Wishing you peace on your journey today.
-Matt
If I can support you in designing a life and a company you are proud of, reach out here.
Frequently Asked Questions
What does work-life balance for entrepreneurs actually look like?
Work-life balance for entrepreneurs does not mean working 40-hour weeks or stepping back from your ambitions. It means designing your working life so that you are not systematically missing everything else. In practice, this looks like protecting time with the people you love, maintaining your physical and mental health as a non-negotiable, and building a relationship with your work that is energizing rather than purely depleting. The founders who do this well tend to be more effective CEOs, not less, because they are bringing their full selves to the decisions that matter most.
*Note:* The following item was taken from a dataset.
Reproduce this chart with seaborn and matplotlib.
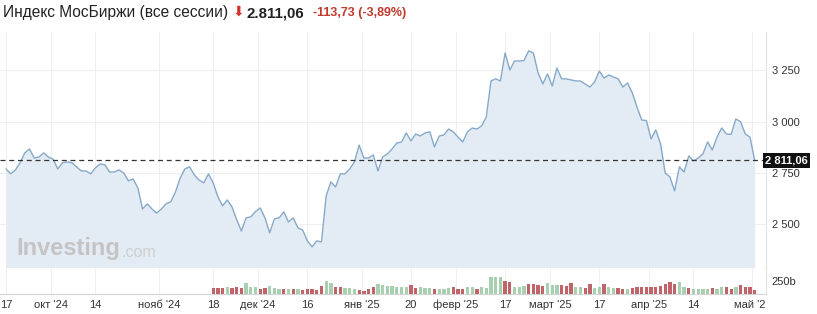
import numpy as np
import pandas as pd
import matplotlib
matplotlib.use("Agg")
import matplotlib.pyplot as plt
import matplotlib.transforms as mtransforms
import seaborn as sns

# ---------------- data ----------------
close = [
    2770, 2746, 2765, 2800, 2848, 2867, 2823, 2828, 2848, 2828,
    2818, 2770, 2800, 2804, 2800, 2780, 2760, 2760, 2746, 2775,
    2794, 2790, 2755, 2755, 2765, 2750, 2712,
    2721, 2678, 2575, 2600, 2575, 2555, 2575, 2600, 2610, 2658,
    2726, 2770, 2780, 2741, 2716, 2702, 2746, 2702, 2634, 2590,
    2619, 2585, 2522, 2468, 2532, 2537, 2563,
    2580, 2532, 2459, 2527, 2532, 2561, 2512, 2532, 2483, 2473,
    2420, 2391, 2420, 2415, 2639, 2707, 2682, 2746, 2746, 2770,
    2804, 2886, 2823, 2823, 2838, 2760,
    2828, 2843, 2867, 2896, 2901, 2945, 2906, 2940, 2930, 2945,
    2950, 2877, 2930, 2935, 2964, 2950, 2925, 2901, 2950, 2969,
    2964, 2979, 3023, 3198, 3208, 3198,
    3334, 3251, 3295, 3295, 3297, 3344, 3334, 3237, 3183, 3232,
    3173, 3261, 3208, 3208, 3203, 3198, 3198, 3183, 3168, 3193,
    3246, 3212, 3227, 3217, 3208, 3168, 3188,
    3140, 3071, 3008, 3005, 2916, 2960, 2892, 2750, 2731, 2663,
    2780, 2755, 2833, 2809, 2823, 2843, 2901, 2862, 2925, 2969,
    2940, 2938, 3013, 2999, 2940, 2924.79, 2811.06,
]

vol_start = 44  # first session with a volume bar
volume = [
    109, 109, 109, 128, 115, 128, 109, 205, 141, 128,
    102, 115, 154, 115, 102, 90, 102, 90, 96, 83,
    90, 102, 77, 160, 243, 205, 141, 128, 115, 115,
    102, 77, 64, 90, 128, 192, 173, 154, 154, 141,
    128, 128, 179, 115, 128, 115, 115, 102, 90, 96,
    115, 128, 102, 90, 128, 141, 96, 141, 115, 333,
    333, 320, 256, 224, 141, 128, 160, 192, 192, 179,
    160, 205, 179, 179, 179, 160, 211, 141, 128, 109,
    192, 115, 141, 192, 141, 115, 115, 96, 96, 109,
    128, 128, 141, 141, 141, 160, 192, 237, 192, 224,
    141, 115, 90, 90, 102, 96, 115, 102, 141, 141,
    96, 128, 179, 141, 141, 77,
]
vol_dir = list(
    "rrrgrrrggg" "rrgggrgrgr" "rrrrggrrgg" "grrrrggggg"
    "ggrrgggrgg" "grrrggrggg" "ggrrgggrrr" "rgggrrrggr"
    "rggrggrrgr" "rrrrrrrrrg" "grggggrggr" "rgrrrr"
)

tick_pos = [0, 9.5, 19, 32.5, 44, 53.5, 64, 75.5, 86, 95.5, 106, 115.5, 126, 136.5, 146, 158.5]
tick_labels = ["17", "окт '24", "14", "нояб '24", "18", "дек '24", "16", "янв '25",
               "20", "февр '25", "17", "март '25", "17", "апр '25", "14", "май '25"]
price_ticks = [2500, 2750, 3000, 3250]
price_tick_labels = ["2 500", "2 750", "3 000", "3 250"]
last_price = 2811.06
last_label = "2 811,06"
title = "Индекс МосБиржи (все сессии)"
title_value = "2.811,06"
title_change = "-113,73 (-3,89%)"

# ---------------- frames ----------------
price_df = pd.DataFrame({"idx": np.arange(len(close)), "close": close})
vol_df = pd.DataFrame({
    "idx": np.arange(vol_start, vol_start + len(volume)),
    "vol": volume,
    "dir": vol_dir,
})

# ---------------- style ----------------
sns.set_style("white")
plt.rcParams["font.family"] = ["Liberation Sans", "DejaVu Sans"]

W, H = 817, 314
fig = plt.figure(figsize=(W / 100, H / 100), dpi=100)

def fx(px):
    return px / W

def fy(py):
    return 1 - py / H

right_px = 766
ax1 = fig.add_axes([0, fy(268), fx(right_px), (268 - 32) / H])
ax2 = fig.add_axes([0, fy(294), fx(right_px), (294 - 268) / H], sharex=ax1)

line_col = "#86a9c9"
fill_col = "#e3ecf5"
grid_col = "#efefef"

ax1.fill_between(price_df["idx"], price_df["close"], 2000, color=fill_col, lw=0, zorder=1)
sns.lineplot(data=price_df, x="idx", y="close", ax=ax1, color=line_col, lw=1.0, zorder=3)
ax1.axhline(last_price, color="#333333", lw=0.9, dashes=(4, 3), zorder=4)

ax1.set_xlim(-1.27, 161.4)
ax1.set_ylim(2288, 3436)

ax1.set_yticks(price_ticks)
ax1.set_yticklabels(price_tick_labels)
ax1.yaxis.tick_right()
ax1.tick_params(axis="y", length=0, pad=4, labelsize=8, labelcolor="#333333")
ax1.tick_params(axis="x", length=0, labelbottom=False)
ax1.set_xlabel("")
ax1.set_ylabel("")
ax1.grid(True, color=grid_col, lw=0.8, zorder=0)
ax1.set_axisbelow(True)
for s in ["top", "left"]:
    ax1.spines[s].set_visible(False)
ax1.spines["right"].set_color("#e2e2e2")
ax1.spines["bottom"].set_color("#e2e2e2")
ax1.spines["right"].set_linewidth(0.8)
ax1.spines["bottom"].set_linewidth(0.8)

# price label box
trans = mtransforms.blended_transform_factory(ax1.transAxes, ax1.transData)
ax1.text(1.0 - 1 / right_px, last_price, last_label, transform=trans, ha="left", va="center",
         color="white", fontsize=8, fontweight="bold", zorder=10, clip_on=False,
         bbox=dict(boxstyle="square,pad=0.2", fc="#111111", ec="none"))

# watermark
inv = ax1.text(fx(16) / fx(right_px), 0.055, "Investing", transform=ax1.transAxes, fontsize=17,
               fontweight="bold", color="#c4c4c4", ha="left", va="baseline", zorder=2)
ax1.annotate(".com", xy=(1, 0), xycoords=inv, xytext=(1, 0), textcoords="offset points",
             fontsize=11.5, color="#cfcfcf", ha="left", va="bottom", zorder=2)

# volume
sns.barplot(data=vol_df, x="idx", y="vol", hue="dir", palette={"g": "#a1d5ab", "r": "#cf555b"},
            native_scale=True, width=0.7, dodge=False, legend=False, ax=ax2, zorder=3,
            linewidth=0)
ax2.set_ylim(0, 500)
ax2.set_yticks([250])
ax2.set_yticklabels(["250b"])
ax2.yaxis.tick_right()
ax2.tick_params(axis="y", length=0, pad=4, labelsize=8, labelcolor="#333333")
ax2.set_xticks(tick_pos)
ax2.set_xticklabels(tick_labels)
ax2.tick_params(axis="x", length=0, pad=4, labelsize=8, labelcolor="#333333")
ax2.set_xlim(-1.27, 161.4)
ax2.set_xlabel("")
ax2.set_ylabel("")
ax2.grid(True, axis="x", color=grid_col, lw=0.8, zorder=0)
ax2.set_axisbelow(True)
for s in ["top", "left"]:
    ax2.spines[s].set_visible(False)
ax2.spines["right"].set_color("#e2e2e2")
ax2.spines["bottom"].set_color("#d4d4d4")
ax2.spines["right"].set_linewidth(0.8)
ax2.spines["bottom"].set_linewidth(0.8)
ax1.set_xticks(tick_pos)

# header
fig.text(fx(3), fy(17), title, fontsize=11.2, color="#222222", ha="left", va="baseline")
fig.text(fx(233), fy(16), "⬇", fontsize=10, color="#d0312d", ha="left", va="baseline",
         family=["DejaVu Sans"])
fig.text(fx(247), fy(17), title_value, fontsize=10.8, fontweight="bold", color="#222222",
         ha="left", va="baseline")
fig.text(fx(313), fy(16), title_change, fontsize=9, fontweight="bold", color="#c0392b",
         ha="left", va="baseline")

# clip x tick labels at the right edge of the plot
fig.canvas.draw()
clip = mtransforms.TransformedBbox(mtransforms.Bbox([[0, 0], [fx(right_px), 1]]), fig.transFigure)
for lab in ax2.get_xticklabels():
    lab.set_clip_on(True)
    lab.set_clip_box(clip)

fig.savefig("out.png", dpi=100)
Why is hustle culture toxic for founders?
Hustle culture is toxic for founders because it mistakes volume of work for quality of leadership. The CEO role is fundamentally about judgment, perspective, and connection. All three of those degrade sharply under chronic sleep deprivation, isolation, and anxiety. Founders who glorify overwork often end up making worse decisions, losing their best people, and arriving at an exit or a failure with a trail of personal losses they can never recover. The sacrifice is real. The payoff is far less guaranteed than startup mythology suggests.
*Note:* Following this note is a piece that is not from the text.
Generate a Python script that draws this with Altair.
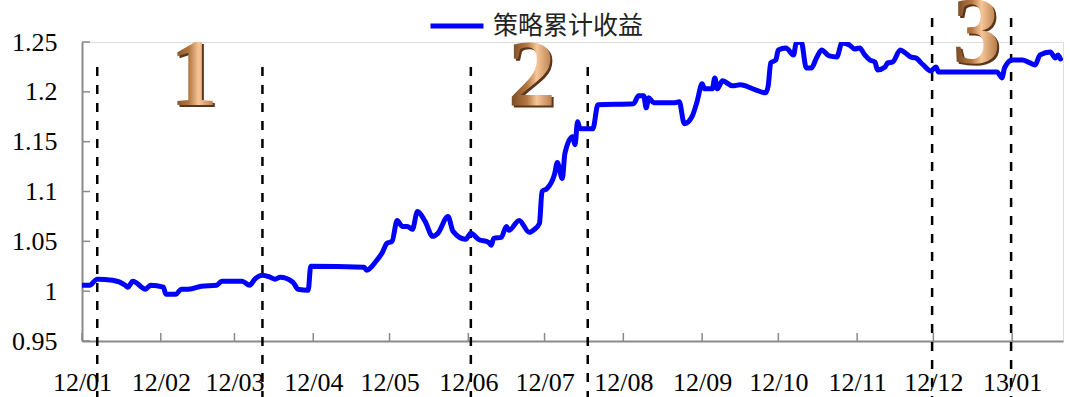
import altair as alt
import pandas as pd

# Cumulative strategy return, sampled at turning points
dates = [
    "2012-01-01", "2012-01-04", "2012-01-07", "2012-01-13", "2012-01-18", "2012-01-19",
    "2012-01-21", "2012-01-26", "2012-01-28", "2012-02-02", "2012-02-03", "2012-02-07",
    "2012-02-09", "2012-02-12", "2012-02-17", "2012-02-23", "2012-02-25", "2012-03-04",
    "2012-03-07", "2012-03-09", "2012-03-12", "2012-03-15", "2012-03-17", "2012-03-19",
    "2012-03-24", "2012-03-26", "2012-03-30", "2012-03-31", "2012-04-21", "2012-04-22",
    "2012-04-26", "2012-04-28", "2012-04-30", "2012-05-02", "2012-05-04", "2012-05-06",
    "2012-05-08", "2012-05-10", "2012-05-12", "2012-05-15", "2012-05-18", "2012-05-20",
    "2012-05-24", "2012-05-26", "2012-05-31", "2012-06-02", "2012-06-05", "2012-06-09",
    "2012-06-10", "2012-06-11", "2012-06-14", "2012-06-16", "2012-06-17", "2012-06-21",
    "2012-06-25", "2012-06-27", "2012-06-29", "2012-06-30", "2012-07-02", "2012-07-05",
    "2012-07-06", "2012-07-08", "2012-07-09", "2012-07-12", "2012-07-13", "2012-07-14",
    "2012-07-15", "2012-07-20", "2012-07-22", "2012-08-05", "2012-08-07", "2012-08-09",
    "2012-08-10", "2012-08-11", "2012-08-13", "2012-08-21", "2012-08-23", "2012-08-25",
    "2012-08-28", "2012-08-30", "2012-09-01", "2012-09-02", "2012-09-05", "2012-09-06",
    "2012-09-07", "2012-09-09", "2012-09-13", "2012-09-16", "2012-09-22", "2012-09-26",
    "2012-09-27", "2012-09-28", "2012-09-30", "2012-10-01", "2012-10-04", "2012-10-07",
    "2012-10-08", "2012-10-10", "2012-10-12", "2012-10-14", "2012-10-16", "2012-10-18",
    "2012-10-21", "2012-10-24", "2012-10-26", "2012-10-29", "2012-10-31", "2012-11-02",
    "2012-11-04", "2012-11-06", "2012-11-08", "2012-11-09", "2012-11-12", "2012-11-13",
    "2012-11-15", "2012-11-18", "2012-11-20", "2012-11-22", "2012-11-24", "2012-11-27",
    "2012-11-30", "2012-12-02", "2012-12-03", "2012-12-26", "2012-12-28", "2012-12-29",
    "2013-01-01", "2013-01-05", "2013-01-08", "2013-01-10", "2013-01-12", "2013-01-16",
    "2013-01-18", "2013-01-19", "2013-01-20",
]
values = [
    1.006, 1.006, 1.012, 1.011, 1.006, 1.004,
    1.010, 1.002, 1.006, 1.004, 0.997, 0.997,
    1.002, 1.002, 1.005, 1.006, 1.010, 1.010,
    1.006, 1.012, 1.016, 1.014, 1.012, 1.014,
    1.009, 1.002, 1.001, 1.025, 1.024, 1.021,
    1.031, 1.038, 1.048, 1.050, 1.071, 1.065,
    1.065, 1.062, 1.080, 1.070, 1.055, 1.058,
    1.075, 1.060, 1.052, 1.058, 1.052, 1.049,
    1.046, 1.053, 1.054, 1.065, 1.061, 1.071,
    1.059, 1.062, 1.068, 1.100, 1.103, 1.118,
    1.129, 1.113, 1.138, 1.155, 1.147, 1.170,
    1.163, 1.163, 1.187, 1.188, 1.196, 1.196,
    1.184, 1.194, 1.189, 1.189, 1.190, 1.168,
    1.175, 1.190, 1.208, 1.203, 1.203, 1.214,
    1.203, 1.211, 1.206, 1.207, 1.202, 1.199,
    1.206, 1.229, 1.232, 1.242, 1.244, 1.237,
    1.249, 1.250, 1.224, 1.224, 1.234, 1.242,
    1.236, 1.235, 1.249, 1.247, 1.243, 1.244,
    1.237, 1.232, 1.230, 1.222, 1.225, 1.229,
    1.230, 1.242, 1.239, 1.235, 1.234, 1.227,
    1.221, 1.225, 1.220, 1.220, 1.214, 1.224,
    1.232, 1.232, 1.229, 1.227, 1.237, 1.240,
    1.234, 1.237, 1.233,
]
series_name = "策略累计收益"

# Month boundaries used for axis ticks and labels
month_ticks = [
    "2012-01-01", "2012-02-01", "2012-03-01", "2012-04-01", "2012-05-01",
    "2012-06-01", "2012-07-01", "2012-08-01", "2012-09-01", "2012-10-01",
    "2012-11-01", "2012-12-01", "2013-01-01",
]
y_ticks = [0.95, 1.0, 1.05, 1.1, 1.15, 1.2, 1.25]

# Phase boundaries (dashed markers)
phase_low = ["2012-01-07", "2012-03-12", "2012-06-02", "2012-07-18"]
phase_high = ["2012-11-30 12:00", "2012-12-31 14:00"]

# Phase numbers
phase_labels = ["1", "2", "3"]
phase_label_dates = ["2012-02-14", "2012-06-26", "2012-12-18"]
phase_label_values = [1.187, 1.186, 1.229]

x_domain = ["2012-01-01", "2013-01-21"]

W, H = 981, 299
AXIS_GRAY = "#8a8a8a"
SERIF = "Liberation Serif"


def dt(s):
    t = pd.Timestamp(s)
    return alt.DateTime(year=t.year, month=t.month, date=t.day, hours=t.hour)


line_df = pd.DataFrame({"date": pd.to_datetime(dates), "value": values, "series": series_name})
tick_df = pd.DataFrame({"date": pd.to_datetime(month_ticks)})
ytick_df = pd.DataFrame({"value": y_ticks})
low_df = pd.DataFrame({"date": pd.to_datetime(phase_low)})
high_df = pd.DataFrame({"date": pd.to_datetime(phase_high)})
lab_df = pd.DataFrame({
    "date": pd.to_datetime(phase_label_dates),
    "value": phase_label_values,
    "label": phase_labels,
})

x_scale = alt.Scale(domain=[dt(d) for d in x_domain], nice=False)
y_scale = alt.Scale(domain=[0.95, 1.25], nice=False, zero=False)

x_axis = alt.Axis(
    values=[dt(d) for d in month_ticks], format="%y/%m", title=None, grid=False,
    ticks=False, tickSize=0, domainColor=AXIS_GRAY, domainWidth=2,
    labelFont=SERIF, labelFontSize=26, labelColor="black", labelPadding=28,
    labelFlush=False, labelOverlap=False,
)
y_axis = alt.Axis(
    values=y_ticks, format="~g", title=None, grid=False,
    ticks=False, tickSize=0, domainColor=AXIS_GRAY, domainWidth=2,
    labelFont=SERIF, labelFontSize=26, labelColor="black", labelPadding=25,
    labelFlush=False, labelOverlap=False,
)

line = alt.Chart(line_df).mark_line(
    strokeWidth=5, strokeJoin="round", strokeCap="round", clip=True,
    interpolate="monotone",
).encode(
    x=alt.X("date:T", scale=x_scale, axis=x_axis),
    y=alt.Y("value:Q", scale=y_scale, axis=y_axis),
    color=alt.Color(
        "series:N",
        scale=alt.Scale(range=["#0000FF"]),
        legend=alt.Legend(
            title=None, orient="none", legendX=346, legendY=-45, padding=0,
            symbolType="stroke", symbolSize=2809, symbolStrokeWidth=5,
            labelFont="Noto Sans CJK SC", labelFontSize=25, labelColor="#222222",
            labelOffset=7,
        ),
    ),
)

# Inward-pointing axis ticks
xticks = alt.Chart(tick_df).mark_rule(color=AXIS_GRAY, strokeWidth=1.5).encode(
    x=alt.X("date:T", scale=x_scale), y=alt.value(H), y2=alt.value(H - 8)
)
yticks = alt.Chart(ytick_df).mark_rule(color=AXIS_GRAY, strokeWidth=1.5).encode(
    y=alt.Y("value:Q", scale=y_scale), x=alt.value(0), x2=alt.value(8)
)

dash = [9, 9]
low_rules = alt.Chart(low_df).mark_rule(color="black", strokeWidth=2.5, strokeDash=dash).encode(
    x=alt.X("date:T", scale=x_scale), y=alt.value(25), y2=alt.value(356)
)
high_rules = alt.Chart(high_df).mark_rule(color="black", strokeWidth=2.5, strokeDash=dash).encode(
    x=alt.X("date:T", scale=x_scale), y=alt.value(-24), y2=alt.value(356)
)

bronze = alt.Gradient(
    gradient="linear", x1=0, y1=0, x2=1, y2=0,
    stops=[
        alt.GradientStop(color="#6e4220", offset=0),
        alt.GradientStop(color="#b47842", offset=0.4),
        alt.GradientStop(color="#f6c699", offset=0.6),
        alt.GradientStop(color="#a86c3a", offset=1),
    ],
)
num_shadow = alt.Chart(lab_df).mark_text(
    font=SERIF, fontWeight="bold", fontSize=96, align="center", baseline="alphabetic",
    color="#5a3518", dx=2, dy=2,
).encode(x=alt.X("date:T", scale=x_scale), y=alt.Y("value:Q", scale=y_scale), text="label:N")
num_face = alt.Chart(lab_df).mark_text(
    font=SERIF, fontWeight="bold", fontSize=96, align="center", baseline="alphabetic",
    color=bronze,
).encode(x=alt.X("date:T", scale=x_scale), y=alt.Y("value:Q", scale=y_scale), text="label:N")

chart = alt.layer(
    num_shadow, num_face, low_rules, high_rules, xticks, yticks, line
).properties(
    width=W, height=H,
    autosize=alt.AutoSizeParams(type="none"),
    padding={"left": 82, "top": 42, "right": 7, "bottom": 56},
).configure_view(stroke=None).configure(background="white")

chart.save("out.html", embed_options={"renderer": "svg", "actions": False})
How do you stop overworking as a startup founder?
The first step is recognizing what the overwork is actually doing. For most founders, overworking is not a productivity strategy. It is an anxiety-management strategy. The endless hours provide a sense of control in a situation that is inherently uncertain. Addressing the anxiety directly, through coaching, therapy, peer community, or meditation, tends to reduce the compulsive overwork more effectively than simply trying to work fewer hours. Structurally, blocking time for non-work commitments before your calendar fills with meetings is also a proven tactic.
How to be a better CEO by improving work-life integration?
The best CEOs I have worked with are not the ones who sacrificed the most. They are the ones who learned to work with intensity and purpose while also deeply experiencing their lives. Being present with your family, maintaining friendships, exercising regularly, and getting adequate sleep are not distractions from your CEO role. They are inputs into it. A more rested, more connected, more grounded founder makes better decisions, communicates more clearly, and retains the kind of long-term perspective that early-stage urgency tends to destroy.